Rare Book Monthly
Book Catalogue Reviews - November - 2008 Issue
More Literature, Film, Mystery, and a Surprise, from James Pepper Rare Books
By Michael Stillman
James Pepper Rare Books has issued a new catalogue, this one being Catalogue 176. As usual, the focus is on literature, film and mystery, with most items being from the twentieth century. There is one major exception to this rule, which we will get to later, but all in all, those who have found items of interest in previous Pepper catalogues will undoubtedly do so once again. Here are some of the 142 items offered for sale this month.
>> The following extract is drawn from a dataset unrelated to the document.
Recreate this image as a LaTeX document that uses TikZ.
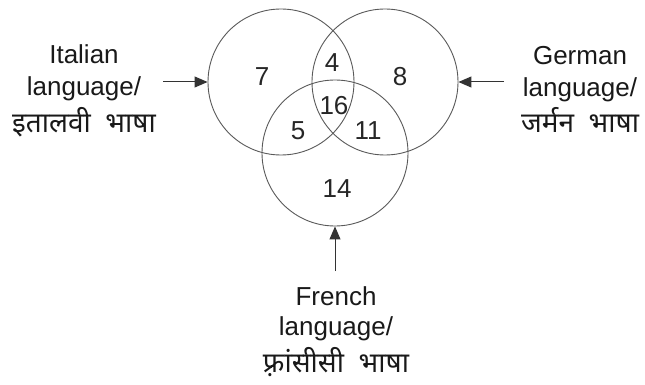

Albert Speer is one of those figures that history has struggled to evaluate. A young architect in Germany in 1931, he was spellbound by a Hitler speech, which led him to join the Nazi Party. His architectural skills made him a favorite of Hitler, and he was commissioned to design many buildings for the Third Reich. Hitler would later put his skills to more practical use during the war, making him Minister of Armaments, where Speer efficiently pumped out arms under difficult conditions. Of course, much of this was accomplished through forced labor under the most inhumane of conditions. Speer would later deny knowledge of the more brutal aspects of the Nazi regime, though admitting he chose not to look when news came his way that would draw suspicion. At the end of the war, Speer was convicted at Nuremberg and sentenced to twenty years in prison, a light sentence for someone so high up in the government and personally close to Hitler. He was one of the few defendants to apologize for the regime's behavior, and acknowledge his responsibility for the crimes as a high-ranking government official. It will probably never be known how much Speer knew, and how someone with at least a measure of conscience and humanity could become involved in such a regime, or be so enthralled with the likes of Hitler. However, whatever one thinks of Speer personally, he was certainly one of the best chroniclers of the Nazi regime from the inside. Item 122 is a second printing of the first English edition (1970) of Inside the Third Reich. Memoirs by Albert Speer. This copy has been inscribed by Speer. Priced at $1,650.
From real Nazis, we go to fake ones, and Nazi refugees. Item 78 is Otto Klemperer. His Life and Times. Volume 1 1885-1933. Otto Klemperer was a great German conductor, who being Jewish, wisely fled Germany shortly after the Nazis came to power. He conducted orchestras in the U.S. and, after the war, returned to work in Europe. This biography was written by his son, Werner Klemperer, who is well known to American audiences as the actor who portrayed the Nazi commandant, Colonel Klink, in the television series Hogan's Heroes. It is inscribed by the younger Klemperer in 1986 to another great conductor, Zubin Mehta. $150.
Here is an interesting collection of literature: Playboy Stories. The Best Forty Years of Short Fiction. Edited by Alice K. Turner and published in 1994, it contains over 600 pages of short stories that originally appeared in the pages of Playboy, from writers such as Jack Kerouac, Ray Bradbury, Gabriel Garcia Marquez, John Irving, James Thurber, and many others. This is a book for those people who actually did buy Playboy for the articles. The copy is signed by Hugh Hefner. Item 60. $225.
Item 114 is a copy of Stallion Road, by Stephen Longstreet, published in 1946. The following year, it was made into a movie, and this copy is signed by almost 50 members of the cast and crew of that film. Among those who signed was Ronald Reagan, who played the role of a horse veterinarian. It also contains the rare signature of major American cinematographer Arthur Edeson. $1,750.
Now for that chronological exception to most items offered by Pepper. Item 129 is a contract signed by Italian renaissance artist Tintoretto (or Jacopo Robusti). Tintoretto, so named because as a youth he apprenticed as a tinter or dyer, was a 16th century resident of Venice. Offered is a contract he signed to create two paintings, one of Lazarus' resurrection, the other of Moses receiving the law. The contract was signed by Tintoretto in 1572. $65,000.